Table V - Changes in the Standardized Measure for Discounted Future Net Cash Flows

The changes in present values between years, which can be significant, reflect changes in estimated proved reserve quantities and prices and assumptions used in forecasting production volumes and costs.
 
   
Year ended December 31,
 
   
2014
   
2013
 
   
(in thousands)
 
Net change in sales and transfer prices and in production costs
 related to future production
  $ (2,638 )   $ 1,110  
Sales and transfers of oil and gas produced during the period
    (2,453 )     (10,206 )
Net change due to purchases and sales of minerals in place (a)
    (12,530 )     -  
Changes in estimated future development costs
    4,227       (2,730 )
Net change due to revisions in quantities estimates
    743       5,249  
Accretion of discount
    2,407       2,742  
Other
    (1,498 )     482  
Aggregate change in the standardized measure of discounted future net cash flows
for the year (b)
  $ (11,742 )   $ (3,353 )


 
(a)
On January 17, 2014, the Fund entered into an agreement to sell its leasehold interests in the Raven Project to a third party, which, at December 31, 2013, included discounted cash flows of approximately $12.5 million.
 
 
(b)
During January 2015, the Carrera Project was shut-in due to ongoing mechanical issues related to a blockage in the flowline.  Upon evaluation, it was determined that estimated costs to bring the well back on production were not economic relative to the remaining reserves.  See additional information in Tables III and IV.


It is necessary to emphasize that the data presented should not be viewed as representing the expected cash flow from, or current value of, existing proved reserves as the computations are based on a number of estimates.
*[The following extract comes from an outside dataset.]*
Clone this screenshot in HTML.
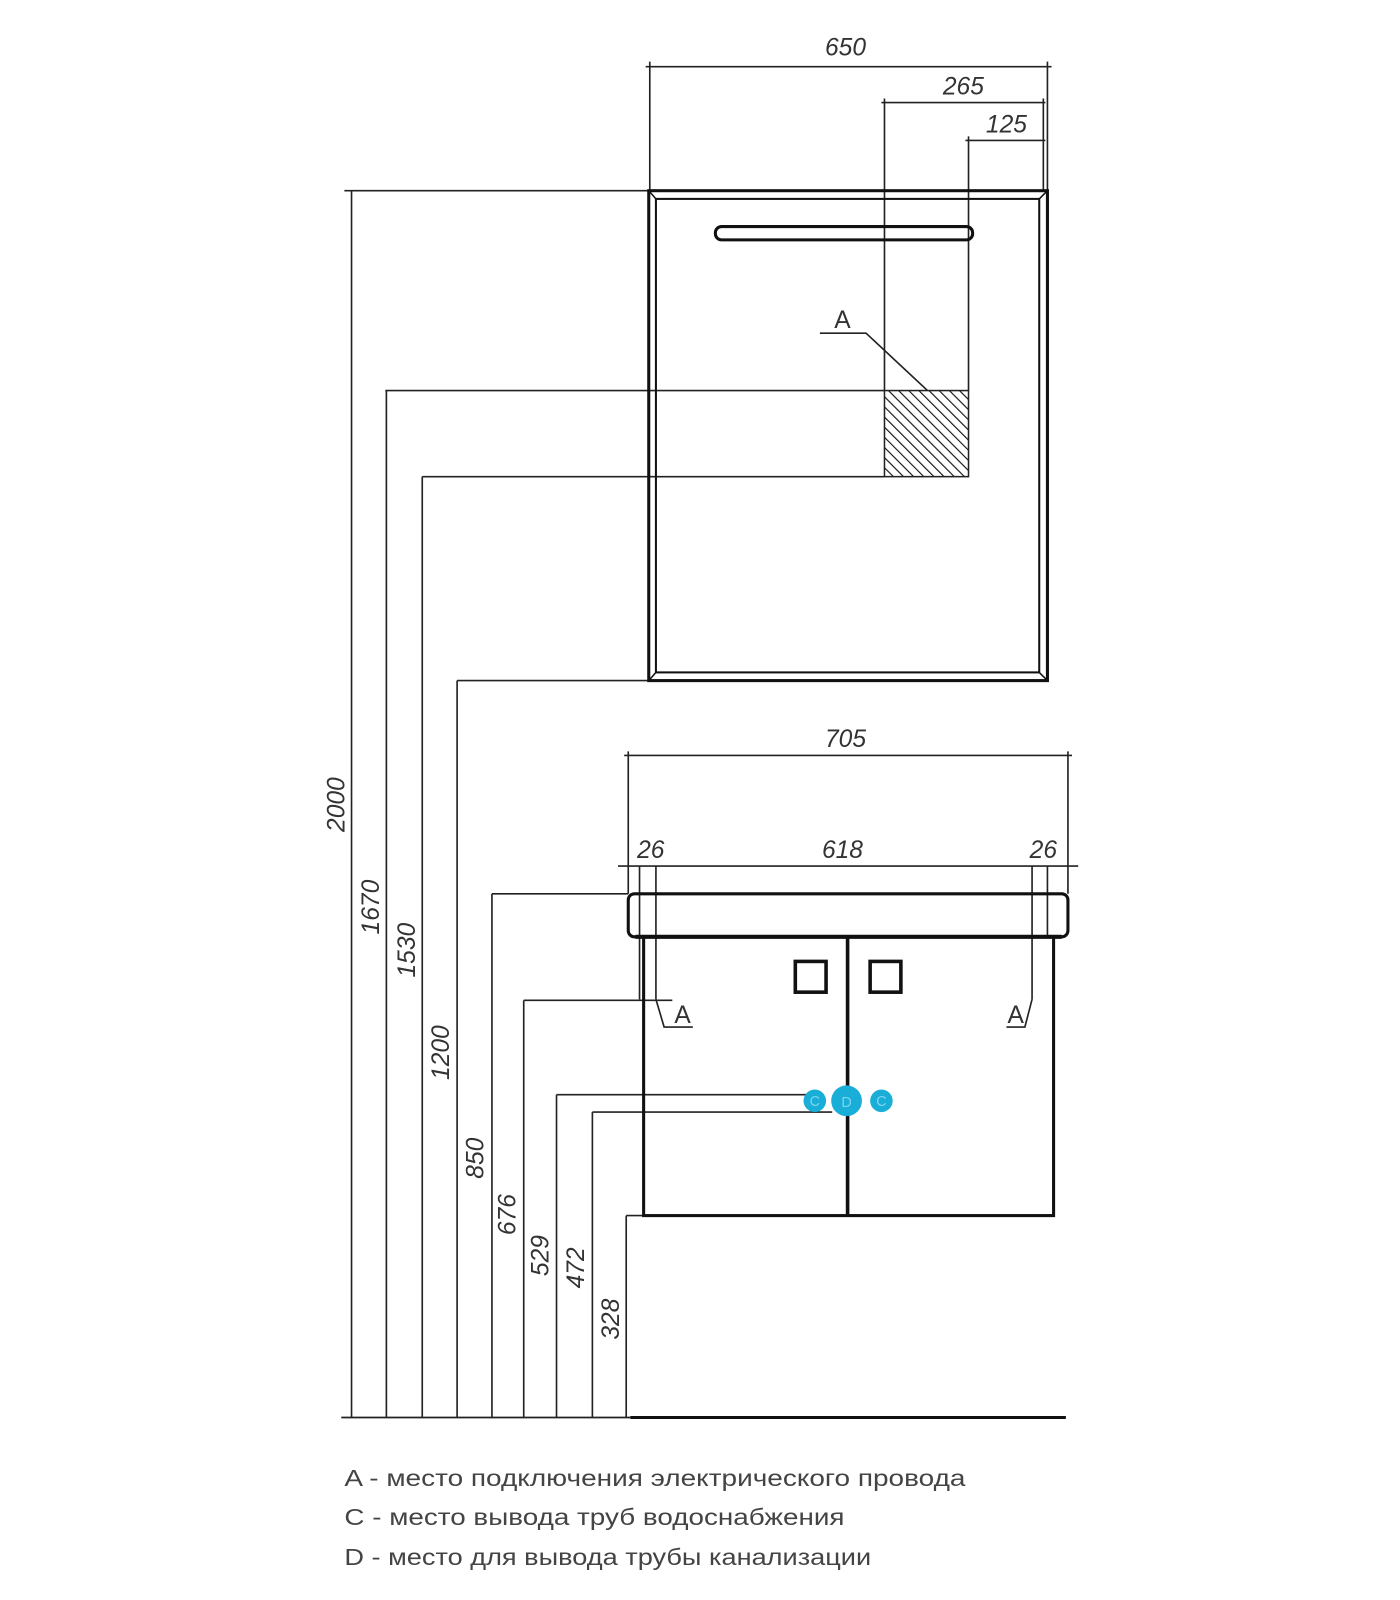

Reserve quantities cannot be measured with precision and their estimation requires many judgmental determinations and frequent revisions. The required projection of production and related expenditures over time requires further estimates with respect to pipeline availability, rates and governmental control. Actual future prices and costs are likely to be substantially different from the current price and cost estimates utilized in the computation of reported amounts. Any analysis or evaluation of the reported amounts should give specific recognition to the computational methods utilized and the limitation inherent therein.